真夜中のドロップアウトカウボーイズ@別館
ピンク映画は観ただけ全部感想を書く、ひたすらに虚空を撃ち続ける無為。
 



 「変態下宿屋 熟女ざかり」(1995『本番下宿屋 熟女をいただけ!』の2012年旧作改題版/製作:旦々舎/提供:Xces Film/監督:浜野佐知/脚本:山崎邦紀/撮影:小山田勝治・中川克也・小島裕二/照明:秋山和夫・渡部和成/音楽:藪中博章/編集:《有》フィルム・クラフト/助監督:高田宝重・小谷内郁代/制作:鈴木静夫/効果:時田滋/スチール:岡崎一隆/出演:小野寺亜弓・西嶋綾香・小川真実・杉本まこと・甲斐太郎・荒木太郎)。
 開巻即、小野寺亜弓が甲斐太郎に手篭めにされる。後述するが実に、逆(さか)向きに判り易いオープニング・シークエンスではある。鏡富美子(小野寺)の夫・真吾(遺影の主不明)は経営する会社の金を使ひ込んだ上で迷惑極まりなく死去、会社を引き継いだ小窪康雄(甲斐)はその債務をダシに、富美子を日常的に陵辱してゐた。事後一人、出し抜けに概ね直線のみでデザインされた張形を取り出した富美子は、真吾が遺したものは持ち家と借金とその淫具だけであると、正直傍目には頓珍漢に黄昏る。そんな富美子の唯一の収入は、一人住まひにしては大き過ぎる鏡邸(当然浜野佐知自宅)の部屋を間貸ししての家賃のみ。下宿人は目下二人、作詞家の吉岡隆(杉本)と、実は美しい管理人に不器用な恋心を抱く会社員の元岡昭一(荒木)。大きなお世話だが、下宿人が二人では金を返すどころか、富美子が食ふので精々でもないのか。そんな一刻館もとい一旦館―凄え仮称―に激震が走る、真吾の愛人であつた君塚匠(小川)が、堂々と富美子を訪ね乗り込んで来たのだ。挙句に、ディルドー(張形と同義、要は加へてモーター類を内蔵するとバイブ)のデザイナーであるといふ匠は、日本人男性のデータを蒐集する目的云々と称して“サイズ・形、膨張時の変化”、間借り人の一物のサイズを測らせろだなどといふ仰天要求を、小川真実一流の飄々とした風情で平然と富美子に叩きつける。

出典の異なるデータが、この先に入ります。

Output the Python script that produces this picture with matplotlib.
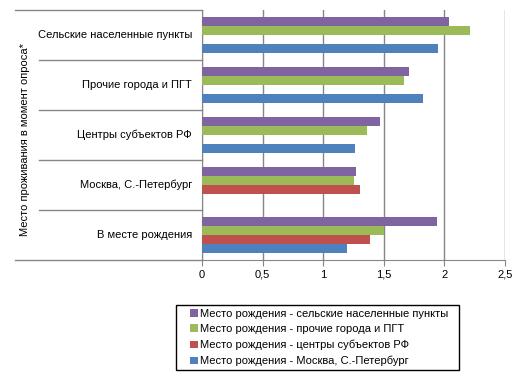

 配役残り、一度で別に十分な気もするがオーラスにわざわざ再登場する西嶋綾香は、セックスする為にその都度一旦館を訪れる、吉岡の彼女・笠井淳子。実にコンビニエンスな絡み要員であるし、正当なビリングは、小川真実をトメに置かない以上三番手ではあるまいかとも思はれる。

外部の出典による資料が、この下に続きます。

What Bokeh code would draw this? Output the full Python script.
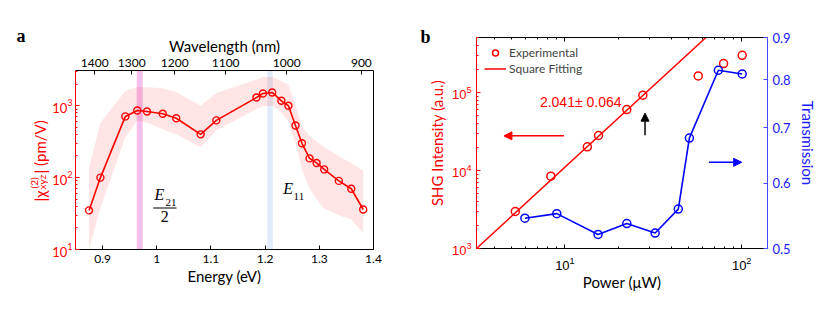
import numpy as np
from bokeh.plotting import figure
from bokeh.models import (Range1d, LogAxis, LinearAxis, FixedTicker, CustomJSTickFormatter,
                          LogTickFormatter, Label, BoxAnnotation, Arrow, NormalHead, Legend, LegendItem)
from bokeh.embed import file_html
from bokeh.resources import INLINE

# ---------------- Panel a data ----------------
energy = [0.875, 0.896, 0.942, 0.964, 0.982, 1.011, 1.036, 1.081, 1.110, 1.184, 1.196,
          1.213, 1.230, 1.243, 1.256, 1.268, 1.282, 1.295, 1.309, 1.336, 1.359, 1.381]
chi2 = [35, 100, 710, 860, 830, 775, 670, 400, 625, 1300, 1480,
        1530, 1170, 1000, 530, 300, 185, 160, 130, 90, 70, 36]
chi2_upper = [135, 580, 1600, 1800, 1800, 1750, 1550, 1000, 1500, 2300, 2500,
              2500, 2200, 1950, 1000, 520, 380, 320, 265, 200, 160, 126]
chi2_lower = [10, 38, 365, 620, 580, 470, 400, 265, 455, 900, 980,
              1000, 800, 600, 300, 130, 70, 50, 37, 30, 26, 17]
wavelength_ticks = [1400, 1300, 1200, 1100, 1000, 900]
energy_ticks = [0.9, 1.0, 1.1, 1.2, 1.3, 1.4]
e21_half_band = (0.963, 0.974)
e11_band = (1.204, 1.214)

# ---------------- Panel b data ----------------
power_exp = [5.24, 8.33, 13.4, 15.5, 22.4, 27.6, 56.8, 79.0, 100.7]
shg = [2980, 8450, 20100, 28100, 60500, 92200, 163000, 235000, 300000]
fit_power = [3.16, 62.8]
fit_shg = [1000, 507000]
power_trans = [5.94, 9.0, 15.4, 22.4, 32.4, 43.8, 50.6, 73.8, 100.7]
transmission = [0.544, 0.551, 0.520, 0.536, 0.522, 0.558, 0.680, 0.8215, 0.813]
slope_text = "2.041\u00b1 0.064"

RED = "#ff0000"
BLUE = "#0000ff"
BLUE_AX = "#4646ff"
FONT = "Lato"

def style_axis(ax, color="black", label_color=None, size="12px", font=FONT):
    ax.axis_line_color = color
    ax.major_tick_line_color = color
    ax.minor_tick_line_color = color
    ax.major_label_text_color = label_color or color
    ax.axis_label_text_color = label_color or color
    ax.major_tick_in = 4
    ax.major_tick_out = 0
    ax.minor_tick_in = 2
    ax.minor_tick_out = 0
    ax.major_label_text_font = font
    ax.major_label_text_font_size = size
    ax.axis_label_text_font = FONT
    ax.axis_label_text_font_size = "15px"
    ax.axis_label_text_font_style = "normal"

# ================= Panel a =================
pa = figure(width=410, height=330, x_range=Range1d(0.85, 1.4), y_range=Range1d(10, 3090),
            y_axis_type="log", output_backend="svg", toolbar_location=None,
            min_border_left=75, min_border_right=37, min_border_top=70, min_border_bottom=81)
pa.outline_line_color = None
pa.grid.visible = False
pa.styles = {"position": "absolute", "left": "0px", "top": "0px"}

xa = pa.xaxis[0]
xa.ticker = FixedTicker(ticks=energy_ticks)
xa.formatter = CustomJSTickFormatter(code="return String(Math.round(tick*10)/10)")
xa.axis_label = "Energy (eV)"
style_axis(xa)
xa.major_label_standoff = 5
xa.axis_label_standoff = 1

ya = pa.yaxis[0]
ya.ticker = FixedTicker(ticks=[10, 100, 1000],
                        minor_ticks=[k * 10 ** e for e in (1, 2) for k in range(2, 10)] + [2000, 3000])
ya.formatter = LogTickFormatter()
style_axis(ya, color=RED, size="13px")
ya.major_label_standoff = 3

top = LinearAxis(ticker=FixedTicker(ticks=[1239.84 / w for w in wavelength_ticks]),
                 formatter=CustomJSTickFormatter(code="return (1239.84/tick).toFixed(0)"),
                 axis_label="Wavelength (nm)")
style_axis(top)
top.major_label_standoff = 4
top.axis_label_standoff = 1
pa.add_layout(top, "above")

right_a = LogAxis(ticker=FixedTicker(ticks=[100]))
right_a.axis_line_color = "black"
right_a.major_tick_line_color = None
right_a.minor_tick_line_color = None
right_a.major_label_text_color = None
pa.add_layout(right_a, "right")

pa.add_layout(BoxAnnotation(left=e21_half_band[0], right=e21_half_band[1], fill_color="#f3c0ee",
                            fill_alpha=1.0, line_color=None, level="underlay"))
pa.add_layout(BoxAnnotation(left=e11_band[0], right=e11_band[1], fill_color="#e2ebf8",
                            fill_alpha=1.0, line_color=None, level="underlay"))

pa.varea(x=energy, y1=chi2_lower, y2=chi2_upper, fill_color=RED, fill_alpha=0.1)
pa.line(energy, chi2, line_color=RED, line_width=1.6)
pa.scatter(energy, chi2, marker="circle", size=7, fill_color=None, line_color=RED, line_width=1.4)

serif = "Liberation Serif"
pa.add_layout(Label(x=0.996, y=44, text="E", text_font=serif, text_font_style="italic",
                    text_font_size="16px", text_color="black"))
pa.add_layout(Label(x=1.016, y=40.5, text="21", text_font=serif, text_font_size="11px",
                    text_color="black"))
pa.add_layout(BoxAnnotation(left=0.9934, right=1.0364, bottom=37.3, top=38.5,
                            fill_color="black", fill_alpha=1.0, line_color=None))
pa.add_layout(Label(x=1.0145, y=24, text="2", text_font=serif, text_font_size="16px",
                    text_align="center", text_color="black"))
pa.add_layout(Label(x=1.2333, y=54, text="E", text_font=serif, text_font_style="italic",
                    text_font_size="16px", text_color="black"))
pa.add_layout(Label(x=1.2525, y=49.5, text="11", text_font=serif, text_font_size="11px",
                    text_color="black"))

# ================= Panel b =================
pb = figure(width=412, height=330, x_range=Range1d(10 ** 0.5, 140), y_range=Range1d(1000, 507000),
            x_axis_type="log", y_axis_type="log", output_backend="svg", toolbar_location=None,
            min_border_left=66, min_border_right=55, min_border_top=37, min_border_bottom=82)
pb.outline_line_color = None
pb.grid.visible = False
pb.extra_y_ranges = {"trans": Range1d(0.5, 0.9)}
pb.styles = {"position": "absolute", "left": "410px", "top": "0px"}

xb = pb.xaxis[0]
xb.ticker = FixedTicker(ticks=[10, 100],
                        minor_ticks=[k * 10 ** e for e in (0, 1) for k in range(2, 10)])
xb.formatter = LogTickFormatter()
xb.axis_label = "Power (\u03bcW)"
style_axis(xb, size="13px", font="Liberation Sans")
xb.major_label_standoff = 8
xb.axis_label_standoff = 0

yb = pb.yaxis[0]
yb.ticker = FixedTicker(ticks=[1000, 10000, 100000],
                        minor_ticks=[k * 10 ** e for e in (3, 4, 5) for k in range(2, 10)])
yb.formatter = LogTickFormatter()
yb.axis_label = "SHG Intensity (a.u.)"
style_axis(yb, color=RED, size="13px", font="Liberation Sans")
yb.major_label_standoff = 5
yb.axis_label_standoff = 3

topb = LogAxis(ticker=FixedTicker(ticks=[10, 100],
                                  minor_ticks=[k * 10 ** e for e in (0, 1) for k in range(2, 10)]))
style_axis(topb)
topb.major_label_text_color = None
pb.add_layout(topb, "above")

rb = LinearAxis(y_range_name="trans", ticker=FixedTicker(ticks=[0.5, 0.6, 0.7, 0.8, 0.9]),
                formatter=CustomJSTickFormatter(code="return (Math.round(tick*10)/10).toFixed(1)"),
                axis_label="Transmission")
style_axis(rb, color=BLUE_AX, label_color="#2020ff", size="13px")
rb.major_label_standoff = 5
rb.axis_label_standoff = 5
pb.add_layout(rb, "right")

fit_r = pb.line(fit_power, fit_shg, line_color=RED, line_width=1.5)
exp_r = pb.scatter(power_exp, shg, marker="circle", size=8, fill_color=None,
                   line_color=RED, line_width=1.5)
pb.line(power_trans, transmission, y_range_name="trans", line_color=BLUE, line_width=1.6)
pb.scatter(power_trans, transmission, y_range_name="trans", marker="circle", size=8,
           fill_color=None, line_color=BLUE, line_width=1.5)

legend = Legend(items=[LegendItem(label="Experimental", renderers=[exp_r]),
                       LegendItem(label="Square Fitting", renderers=[fit_r])],
                location="top_left", border_line_color=None, background_fill_alpha=0,
                margin=8, padding=8, spacing=1, label_height=15, glyph_height=15, glyph_width=22,
                label_standoff=3, label_text_font=FONT, label_text_font_size="12px")
pb.add_layout(legend)

pb.add_layout(Label(x=7.22, y=75700, text=slope_text, text_font="Liberation Sans",
                    text_font_size="14px", text_color=RED, text_baseline="middle"))

pb.add_layout(Arrow(end=NormalHead(size=8, fill_color=RED, line_color=RED),
                    x_start=9.87, y_start=27800, x_end=4.52, y_end=27800,
                    line_color=RED, line_width=1.5))
pb.add_layout(Arrow(end=NormalHead(size=8, fill_color="black", line_color="black"),
                    x_start=28.4, y_start=28400, x_end=28.4, y_end=54300,
                    line_color="black", line_width=1.5))
pb.add_layout(Arrow(end=NormalHead(size=8, fill_color=BLUE, line_color=BLUE),
                    x_start=65.3, y_start=0.6357, x_end=100, y_end=0.6357, y_range_name="trans",
                    line_color=BLUE, line_width=1.5))

# ================= Overlay for texts outside the frames (page pixel coordinates) =================
ov = figure(width=822, height=330, x_range=Range1d(0, 822), y_range=Range1d(330, 0),
            x_axis_location=None, y_axis_location=None, output_backend="svg",
            toolbar_location=None, min_border=0)
ov.outline_line_color = None
ov.grid.visible = False
ov.background_fill_color = None
ov.border_fill_color = None
ov.styles = {"position": "absolute", "left": "0px", "top": "0px", "pointer-events": "none"}

lab_kw = dict(angle=np.pi / 2, text_color=RED, text_font=FONT, text_baseline="alphabetic",
              text_align="left")
ov.add_layout(Label(x=39.5, y=201, text="|\u03c7", text_font_size="15px", **lab_kw))
ov.add_layout(Label(x=33.5, y=188, text="(2)", text_font_size="10px", **lab_kw))
ov.add_layout(Label(x=41, y=189, text="xyz", text_font_size="10px", **lab_kw))
ov.add_layout(Label(x=39.5, y=173, text="| (pm/V)", text_font_size="15px", **lab_kw))

ov.add_layout(Label(x=16, y=35, text="a", text_font="Liberation Serif", text_font_style="bold",
                    text_font_size="18px", text_color="black", text_baseline="alphabetic"))
ov.add_layout(Label(x=420, y=36.5, text="b", text_font="Liberation Serif", text_font_style="bold",
                    text_font_size="18px", text_color="black", text_baseline="alphabetic"))

open("out.html", "w").write(file_html([pa, pb, ov], INLINE))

 浜野佐知1995年一本薔薇族含んで全十三作中第四作は、流石にそれだけ撃ちまくつてゐれば、一本か二本はこんなものもあるといふ疑問手。初登場時挨拶代りに強靭な馬力を発揮し元岡を喰つた―その頃吉岡は淳子とギシアン―小川真実こと匠は、二度目の一旦館来訪で逡巡する富美子にいつてのける、「女は男のペニスにだけ頼つちや駄目だと思ふの」。来た来た来た!それでこそ浜野佐知だ。猛然と物語が唸りを上げ起動し始める、予感に奮へさせられる。旦那の愛人であつたことなど何時しか何処吹く風、富美子がおとなしく匠に感化される一方で、匠を一通り満喫しておきながら、管理人さんになら測られてもいいと称するいはゆるリア充の吉岡の何気ない一言に、元岡はウジウジと心を騒がされる。改めて整理すると、小川真実がブン回す如何にも浜野佐知的な視座、荒木太郎がナイーブに募らせる純情、そして亡夫の使ひ込みを形に未亡人に関係を強要する甲斐太郎、といふアイコン的な敵役。ネタだけならば万全に揃ふものの、匠の、姿見に固定したディルドーを用ゐた“男のペニスに頼らない”快楽に妙に尺を費やしてみたりする内に、結局は物語的な結実が図られることは決してないままに、併走する富美子×元岡と吉岡×淳子、二つの濡れ場だけが猛然とした勢ひでひたすらに流れて行く。裸映画としては強力に充実してゐる反面、予感は確かに感じさせた劇映画に期待してしまふと、未練を残す一作でもある。多分、もしも私が日本語を解さなかつたならば、素直に女の裸に垂涎なり驚喜して愉しめたやうな気がする。